INPUT:
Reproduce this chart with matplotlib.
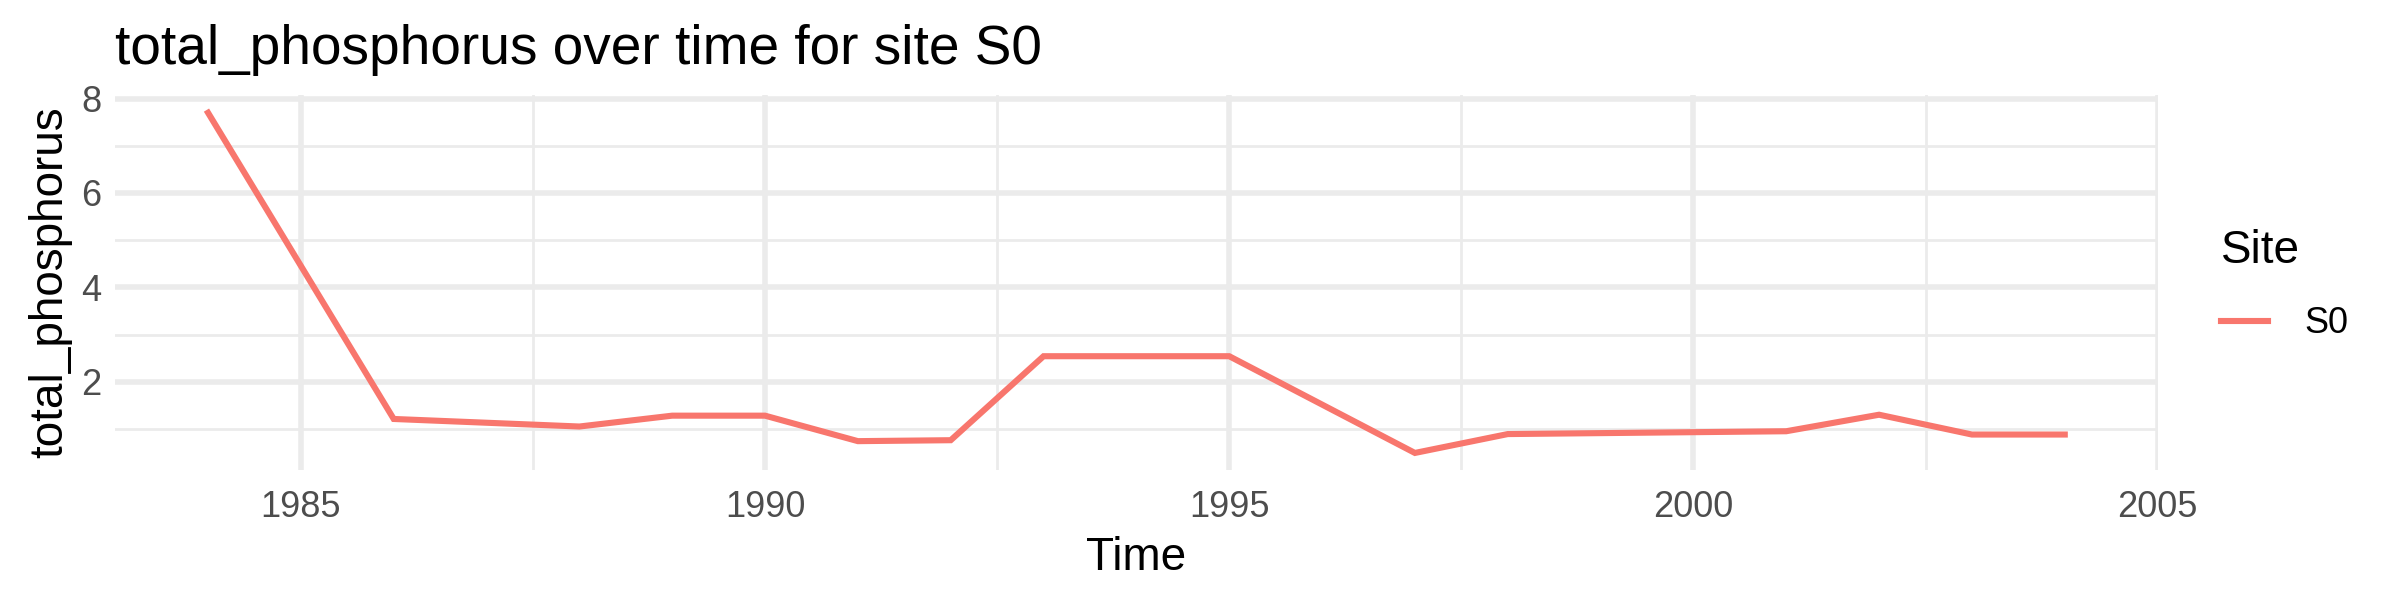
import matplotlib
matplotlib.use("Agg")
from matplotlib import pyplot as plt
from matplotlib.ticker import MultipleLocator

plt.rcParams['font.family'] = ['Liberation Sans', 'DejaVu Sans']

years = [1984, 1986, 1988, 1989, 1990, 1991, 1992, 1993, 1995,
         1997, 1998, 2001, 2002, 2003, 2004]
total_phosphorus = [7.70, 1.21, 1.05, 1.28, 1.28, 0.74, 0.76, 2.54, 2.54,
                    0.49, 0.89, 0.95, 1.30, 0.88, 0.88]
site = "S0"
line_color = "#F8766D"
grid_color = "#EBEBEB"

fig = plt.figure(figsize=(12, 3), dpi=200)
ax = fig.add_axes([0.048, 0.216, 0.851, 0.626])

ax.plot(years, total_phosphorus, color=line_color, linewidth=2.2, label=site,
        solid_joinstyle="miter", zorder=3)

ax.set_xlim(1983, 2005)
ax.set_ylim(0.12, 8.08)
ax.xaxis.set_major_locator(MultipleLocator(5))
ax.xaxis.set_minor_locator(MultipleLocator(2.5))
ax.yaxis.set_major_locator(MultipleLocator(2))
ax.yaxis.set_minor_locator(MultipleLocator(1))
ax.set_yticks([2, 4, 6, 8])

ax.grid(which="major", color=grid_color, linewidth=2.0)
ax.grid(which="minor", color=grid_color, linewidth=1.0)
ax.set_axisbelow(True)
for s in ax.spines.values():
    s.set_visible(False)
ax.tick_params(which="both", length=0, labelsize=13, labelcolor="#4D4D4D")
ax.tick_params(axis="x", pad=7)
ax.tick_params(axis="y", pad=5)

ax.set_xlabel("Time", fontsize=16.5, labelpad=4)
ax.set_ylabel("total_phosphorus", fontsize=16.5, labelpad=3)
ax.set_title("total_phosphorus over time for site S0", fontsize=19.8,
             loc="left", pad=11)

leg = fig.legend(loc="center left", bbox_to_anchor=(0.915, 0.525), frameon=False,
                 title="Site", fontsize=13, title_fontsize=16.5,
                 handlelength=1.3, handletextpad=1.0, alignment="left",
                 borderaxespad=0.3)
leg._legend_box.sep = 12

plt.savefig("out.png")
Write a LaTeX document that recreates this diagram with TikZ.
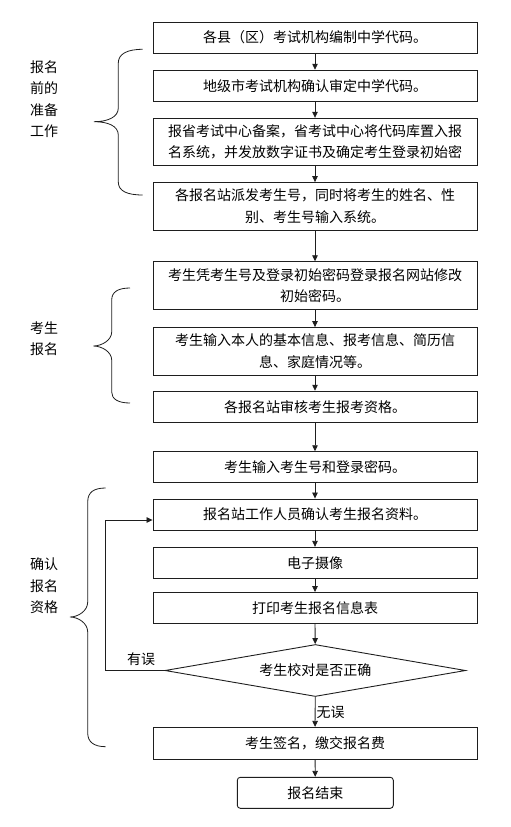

TASK REQUIREMENTS:
Your task is to repeat the opening line of the entries above and each line after it, ending with the line that has "plt.rcParams['font.family'] = ['Liberation". Do not include the pictures.

TASK OUTPUT:
Reproduce this chart with matplotlib.
import matplotlib
matplotlib.use("Agg")
from matplotlib import pyplot as plt
from matplotlib.ticker import MultipleLocator

plt.rcParams['font.family'] = ['Liberation Sans', 'DejaVu Sans']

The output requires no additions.